| https://github.com/DevJac/solve_the_spire I stretched the truth a bit, I'm actually doing something like "hierarchical model-free reinforcement learning", even so, figuring out how to break the game down to create a hierarchy of agents is a lot of work. Basically, the AI is composed of about 8 different traditional RL agents (neural networks), each deciding a different thing. One chooses which cards to draft, one chooses which actions to take in combat, one chooses which path to take on the map, etc. Simple rules like "play random cards until your energy is used up" alone can sometimes beat the act 1 boss. My AI is barely above that, and still far from solving the game. I'm not convinced even DeepMind or other researchers could solve Slay the Spire right now. It shows definite signs of improvement, but has only reached a point where it can beat the act 1 boss about 50% of the time. I think that is its limit right now. I'm doing policy gradient which is very sample inefficient. I'm going to implement soft-actor-critic and see if it can do better with better sample efficiency.

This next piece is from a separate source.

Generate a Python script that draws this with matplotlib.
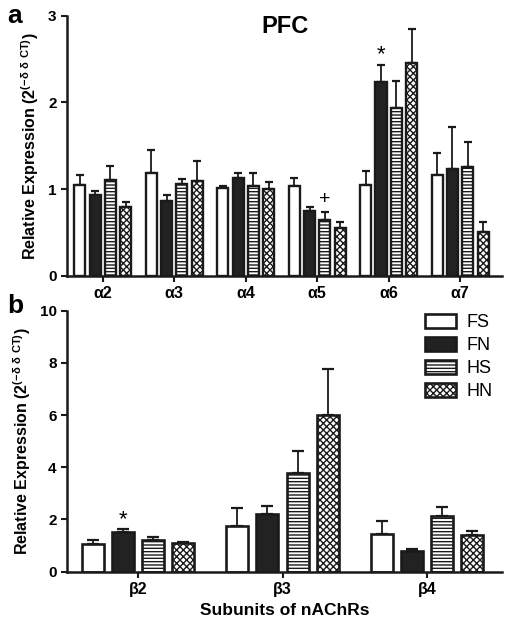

One thing I like about Slay the Spire is it's an environment to solve, not a competition. Gamers like to talk about PvP and PvE, well, I prefer AI vs environment over AI vs AI. In the end, an AI will win the competition, no surprise. An AI solving a new kind of environment is much more exciting IMHO. |
For example, when deciding what cards to play you often need to take into account what is coming up next on the map; it is not sufficient to consider only how to win the current fight. Relics such as incense burner carry over their turn counters between fights and so it's a strong strategy to delay the end of the current fight in order to set up an optimal incense burner number for the next fight. What number that counter should be is highly dependent on which enemies/elites/bosses you'll be facing in the next fight.
An expert system would have a database of every opponent in the game and when they are likely/guaranteed to appear and then seek to optimize the various conditions at the end of the current fight so that the next fight goes as smoothly as possible. I don't see how this could be accomplished with separate agents each attempting to play a different component of the game in isolation.